Okay, so let me deal with the ubiquitous and never-ending superstitious aspect of the market. First, I need to say that it strikes me as odd that something so important to so many people and something filled with so many highly educated and intelligent people can still run with ideas that are clearly not rational or logical.

  • Unlike this year’s Super Bowl, U.S. stock market performance has essentially followed the same script as last year thus far. Back in 2014, stocks fell around 4% in January, raising fears that the prolonged uptrend was finally be coming to an end.

The above is an example of what I speak. Aside from any last minute screw-ups (think Super pass from the 2-yard line with the Super Bowl on the line), the market will always do what it does – freak out, not freak out, all the while always seeking balance. True, it can panic, which is irrational, but it can also move because of perceived ideas, which is not logical. For example, take the January Effect.  

  • Many of us know the “January Effect” — also referred to as the “January Barometer”— as the belief that equity market performance in the month of January will predict how the market will perform throughout the year.

Here we are, once again, in February and the breathless media is all over the January Effect and the only reason it can get away with that nonsense is there are “analysts” out there feeding the talking heads with the idea that somehow there is validity to the idea that there really is a January Effect.

  • This year, traders are once again fearful that January’s 3.5% pullback may portend darker times ahead for U.S. stocks. The media has latched on to stories about the bearish implications of the so-called “January Effect” (the idea that the stock market’s performance in January can foreshadow the full-year performance), despite the fact that stocks have actually moved higher over the final 11 months of the year five of the last six times that we’ve seen a down close in January.

Unless the oft-revised US economic fundamentals take a turn for the worse this year, it appears the January Effect will again be nothing more than chum for the feeding frenzy the breathless media creates when it latches on to the superstitious dribble that is always present in an industry filled with really smart people.

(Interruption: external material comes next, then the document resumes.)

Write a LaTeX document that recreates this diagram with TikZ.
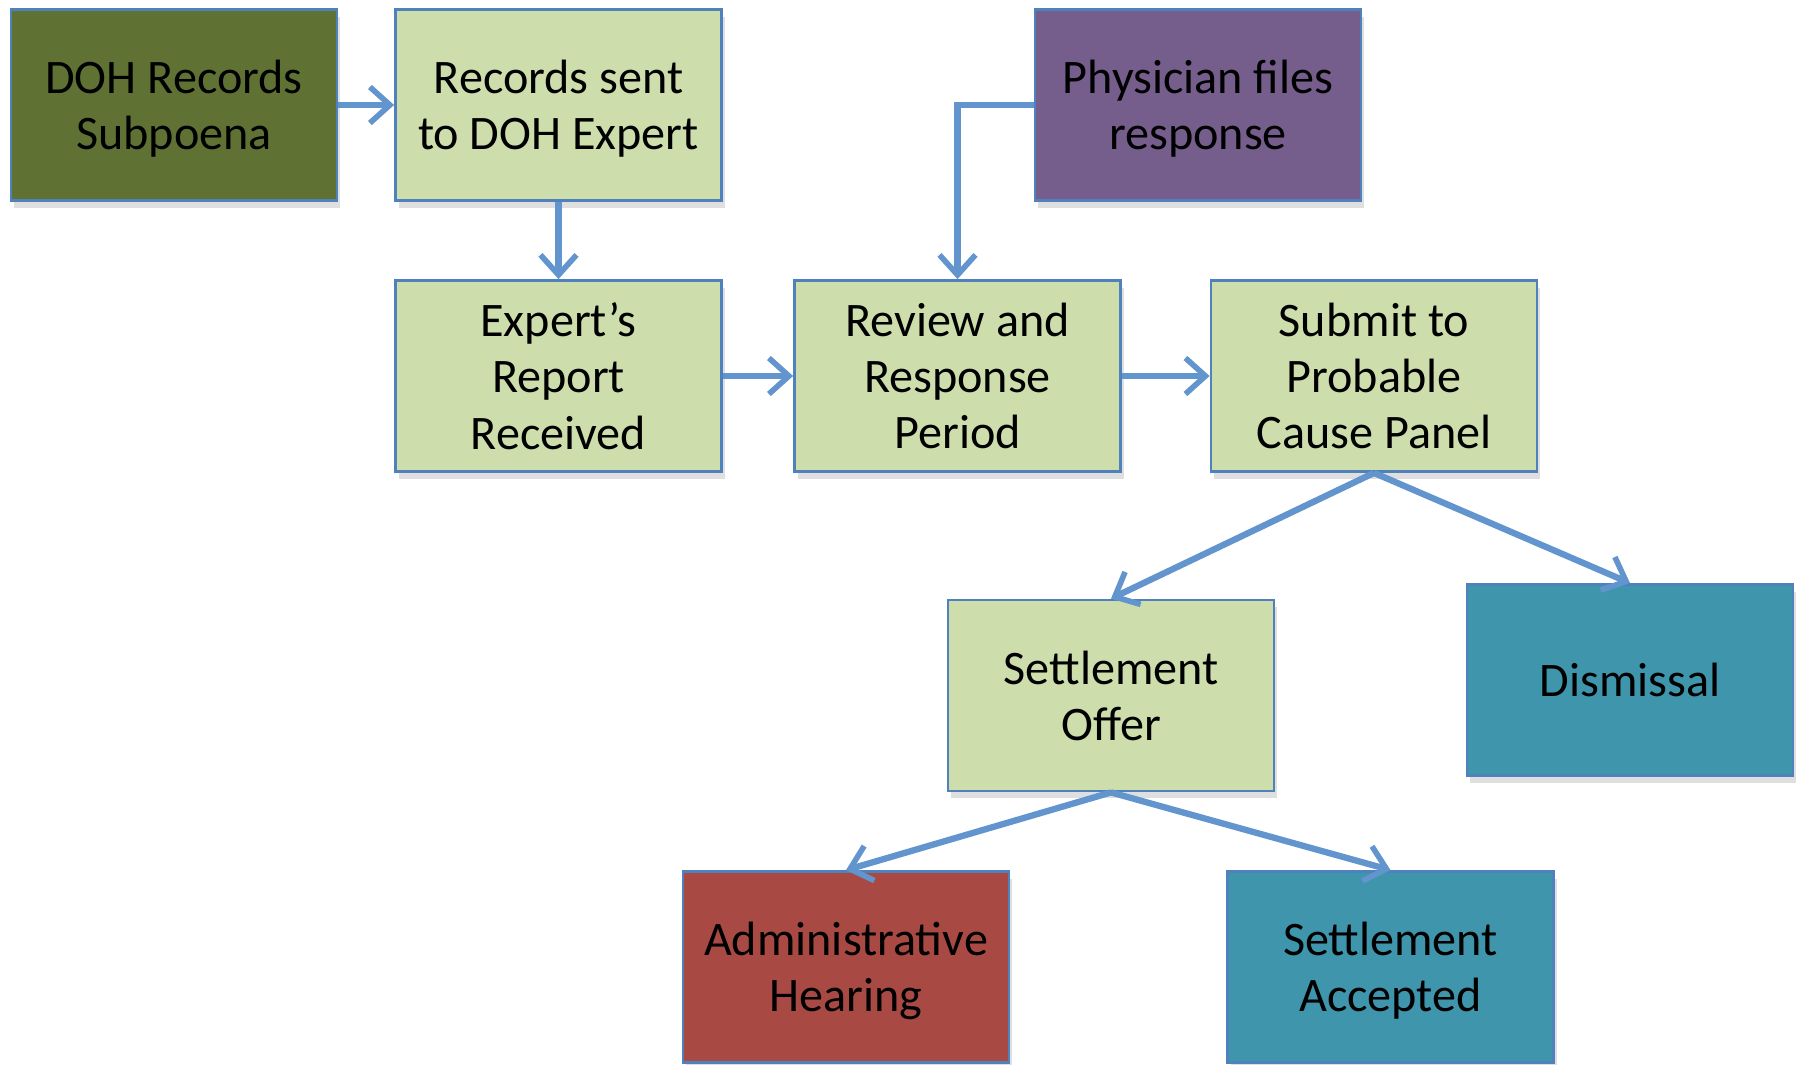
\documentclass[tikz,border=0pt]{standalone}
\usepackage{fontspec}
\setmainfont{Carlito}
\usetikzlibrary{arrows.meta,positioning,shadows}
\definecolor{flowline}{RGB}{79,129,189}
\definecolor{flowarrow}{RGB}{98,149,205}
\definecolor{flowlight}{RGB}{205,221,172}
\definecolor{flowdark}{RGB}{95,114,52}
\definecolor{flowpurple}{RGB}{117,93,140}
\definecolor{flowred}{RGB}{168,74,67}
\definecolor{flowteal}{RGB}{62,149,172}
\tikzset{
  fcard/.style={draw=flowline, line width=0.8pt, align=center,
    minimum width=32.6mm, minimum height=19.1mm, inner sep=0pt,
    font=\fontsize{13.7}{16}\selectfont, text depth=-1mm,
    drop shadow={shadow xshift=0.3mm, shadow yshift=-0.7mm, opacity=0.25}},
  flight/.style={fcard, fill=flowlight},
  fdark/.style={fcard, fill=flowdark},
  fpurple/.style={fcard, fill=flowpurple},
  fred/.style={fcard, fill=flowred},
  fteal/.style={fcard, fill=flowteal},
  arr/.style={-{Straight Barb[length=2mm,width=3.6mm,line width=1.6pt]},
    line width=1.8pt, flowarrow}
}
\begin{document}
\begin{tikzpicture}[x=0.1mm,y=-0.1mm]
  \clip (0,0) rectangle (1798,1064);
  % top row
  \node[fdark] (subpoena) at (174,105) {DOH Records\\Subpoena};
  \node[flight] (sent) at (558.5,105) {Records sent\\to DOH Expert};
  \node[fpurple] (physician) at (1198,105) {Physician files\\response};
  % middle row
  \node[flight] (report) at (558.5,376) {Expert’s\\Report\\Received};
  \node[flight] (review) at (957.5,376) {Review and\\Response\\Period};
  \node[flight] (panel) at (1374,376) {Submit to\\Probable\\Cause Panel};
  % outcomes
  \node[flight] (offer) at (1111,695.5) {Settlement\\Offer};
  \node[fteal] (dismissal) at (1630,680) {Dismissal};
  \node[fred] (hearing) at (846,967) {Administrative\\Hearing};
  \node[fteal] (accepted) at (1390.5,967) {Settlement\\Accepted};

  \draw[arr] (subpoena) -- (sent);
  \draw[arr] (sent) -- (report);
  \draw[arr] (physician.west) -| (review.north);
  \draw[arr] (report) -- (review);
  \draw[arr] (review) -- (panel);
  \draw[arr] (panel.south) -- (offer.north);
  \draw[arr] (panel.south) -- (dismissal.north);
  \draw[arr] (offer.south) -- (hearing.north);
  \draw[arr] (offer.south) -- (accepted.north);
\end{tikzpicture}
\end{document}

As to oil prices, well, make no mistake in this moment, the current bump is about short covering. Does this mean the oil market has found a bottom? Possibly, but consider this, There is still an inventory surplus of some 2-million barrels and demand has bottomed out, even if oil prices have not. So, maybe speculators can drive the price up, but, fundamentally, nothing has really changed. Despite the recent loss of more than a few small oil producers in the US, the war still goes on. We still have ways to go before we declare a winner.